Trump Says Tariffs Coming for All Chinese Imports Unless He Gets a ‘Great Deal’
President Donald Trump said Monday that the U.S. will make a “great deal” with China on trade, while threatening billions of dollars of extra tariffs if a deal isn’t done.
“I think we will make a great deal with China, and it has to be great, because they’ve drained our country,” Trump said in an interview with Fox News host Laura Ingraham. “I have $267 billion waiting to go if we can’t make a deal,” he added.
Trump’s words came ahead of the highly anticipated meeting between him and Chinese President Xi Jinping at the G-20 summit in Buenos Aires, Argentina next month.
Bloomberg reported early Monday morning that the U.S. is preparing to announce tariffs on all remaining Chinese imports by early December, which could possibly amount to $257 billion in new levies based on last year’s import figures, if Trump and Xi fail to reach an agreement.

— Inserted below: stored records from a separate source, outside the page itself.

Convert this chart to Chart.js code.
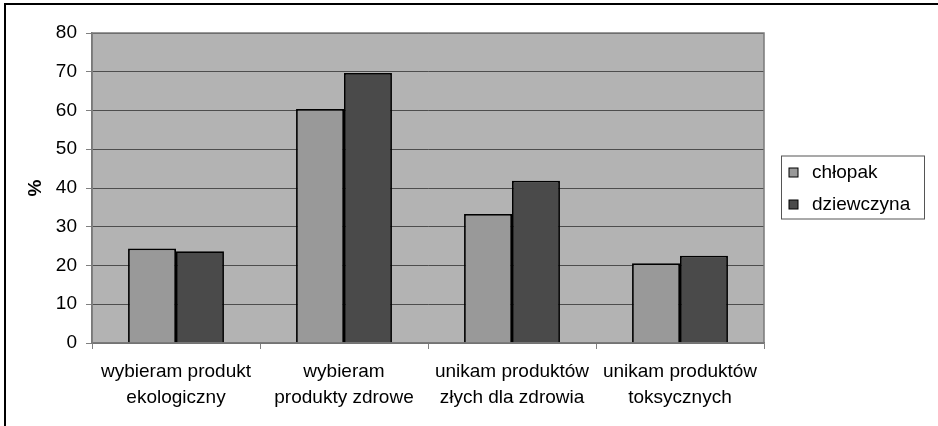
<!DOCTYPE html>
<html>
<head>
<meta charset="utf-8">
<script src="https://cdn.jsdelivr.net/npm/chart.js@4/dist/chart.umd.min.js"></script>
<style>
  html, body { margin: 0; padding: 0; background: #fff; }
  #wrap { width: 938px; height: 426px; }
</style>
</head>
<body>
<div id="wrap"><canvas id="chart" width="938" height="426"></canvas></div>
<script>
// Data
const categories = [
    ['wybieram produkt', 'ekologiczny'],
    ['wybieram', 'produkty zdrowe'],
    ['unikam produktów', 'złych dla zdrowia'],
    ['unikam produktów', 'toksycznych']
];
const seriesNames = ['chłopak', 'dziewczyna'];
const chlopak = [24.4, 60.4, 33.3, 20.6];
const dziewczyna = [23.7, 69.7, 41.9, 22.5];
const yTicks = [0, 10, 20, 30, 40, 50, 60, 70, 80];

const FONT = 'Arial, "Liberation Sans", sans-serif';

// plot background, frame and outer border
const framePlugin = {
    id: 'frame',
    beforeDraw(chart) {
        const {ctx, chartArea: a} = chart;
        ctx.save();
        ctx.fillStyle = '#b3b3b3';
        ctx.fillRect(a.left, a.top, a.right - a.left, a.bottom - a.top);
        ctx.restore();
    },
    afterDraw(chart) {
        const {ctx, chartArea: a} = chart;
        ctx.save();
        ctx.strokeStyle = '#7a7a7a';
        ctx.lineWidth = 1.5;
        ctx.strokeRect(a.left, a.top, a.right - a.left, a.bottom - a.top);
        // outer border (top and left only, picture is cropped)
        ctx.strokeStyle = '#000';
        ctx.lineWidth = 2;
        ctx.beginPath();
        ctx.moveTo(5, 426);
        ctx.lineTo(5, 4);
        ctx.lineTo(938, 4);
        ctx.stroke();
        ctx.restore();
    }
};

// boxed legend on the right
const boxLegend = {
    id: 'boxLegend',
    afterDraw(chart) {
        const {ctx, chartArea: a} = chart;
        const x = a.right + 17, w = 143, h = 63;
        const y = (a.top + a.bottom) / 2 - h / 2 - 1;
        ctx.save();
        ctx.strokeStyle = '#555';
        ctx.lineWidth = 1;
        ctx.strokeRect(x + 0.5, y + 0.5, w, h);
        ctx.font = '19px ' + FONT;
        ctx.textBaseline = 'middle';
        chart.data.datasets.forEach((ds, i) => {
            const cy = y + 17 + i * 32;
            ctx.fillStyle = ds.backgroundColor;
            ctx.fillRect(x + 8, cy - 4.5, 9, 9);
            ctx.strokeStyle = '#000';
            ctx.strokeRect(x + 8, cy - 4.5, 9, 9);
            ctx.fillStyle = '#000';
            ctx.fillText(ds.label, x + 31, cy);
        });
        ctx.restore();
    }
};

const ctx = document.getElementById('chart').getContext('2d');
new Chart(ctx, {
    type: 'bar',
    data: {
        labels: categories,
        datasets: [{
            label: seriesNames[0],
            data: chlopak,
            backgroundColor: '#999999',
            borderColor: '#000',
            borderWidth: 1.8,
        }, {
            label: seriesNames[1],
            data: dziewczyna,
            backgroundColor: '#4a4a4a',
            borderColor: '#000',
            borderWidth: 1.8,
        }]
    },
    options: {
        responsive: false,
        animation: false,
        layout: { padding: { left: 5, top: 33, right: 174, bottom: 0 } },
        datasets: { bar: { categoryPercentage: 0.571, barPercentage: 1.0 } },
        plugins: { legend: { display: false }, tooltip: { enabled: false } },
        scales: {
            x: {
                afterFit(scale) { scale.height = 83; },
                grid: { drawOnChartArea: false, drawTicks: true, tickLength: 6, color: '#808080', offset: true },
                border: { color: '#7a7a7a', width: 1.5 },
                ticks: { color: '#000', font: { family: FONT, size: 19, lineHeight: 1.4 }, padding: 9, maxRotation: 0, autoSkip: false }
            },
            y: {
                min: 0,
                max: 80,
                afterFit(scale) { scale.width = 87; },
                afterBuildTicks(scale) { scale.ticks = yTicks.map(v => ({ value: v })); },
                grid: { color: '#4d4d4d', lineWidth: 1, tickLength: 6, tickColor: '#808080' },
                border: { color: '#7a7a7a', width: 1.5 },
                ticks: { color: '#000', font: { family: FONT, size: 19 }, padding: 9 },
                title: { display: true, text: '%', color: '#000', font: { family: FONT, size: 19, weight: 'bold' }, padding: { top: 19, bottom: 0 } }
            }
        }
    },
    plugins: [framePlugin, boxLegend]
});
</script>
</body>
</html>
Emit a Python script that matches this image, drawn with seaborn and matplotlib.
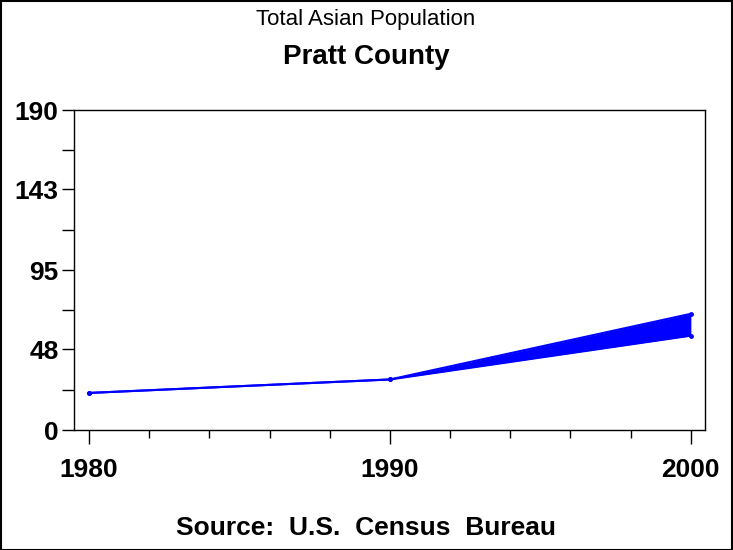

“As for additional tariffs on China by the U.S., I want to reiterate that if the U.S. truly wants to resolve the economic and trade issues with China, then it should adopt a serious attitude and have equal-footed talks with us in good faith, instead of letting out this or that kind of remarks every now and then to try to intimidate China, because no intimidation will work on us,” Lu Kang, spokesperson of China’s Ministry of Foreign Affairs, said later on Monday at a regular press conference.
The Trump administration has imposed tariffs on $250 billion worth of Chinese imports since July, while Beijing has retaliated with new levies on $110 billion of U.S. goods. Each side has now imposed charges on half of the other side’s annual exports and Washington has threatened to slap tariffs on all Chinese sales to the U.S.
Trade tensions have already started to have an effect on China’s economy. Although the direct impact from the trade war has been limited so far, as exports have held up, analysts said the spat has undermined confidence, which has caused domestic demand to soften, lowering growth of gross domestic product (GDP).
China’s year-on-year GDP growth slowed to 6.5% from July to September, the weakest since the first quarter of 2018. “The weakness in domestic demand may well have been affected indirectly by the trade dispute, which is increasingly viewed as a ‘cold war’ by some Chinese observers after the recent speech by U.S. Vice President Pence, as consumers and corporates delay their consumption and investment decisions amid heightened uncertainties,” according to a report by economists at Goldman Sachs, a bank.
In an early October speech, Pence criticized Beijing’s economic and military practices and accused China of meddling in the upcoming U.S. congressional elections.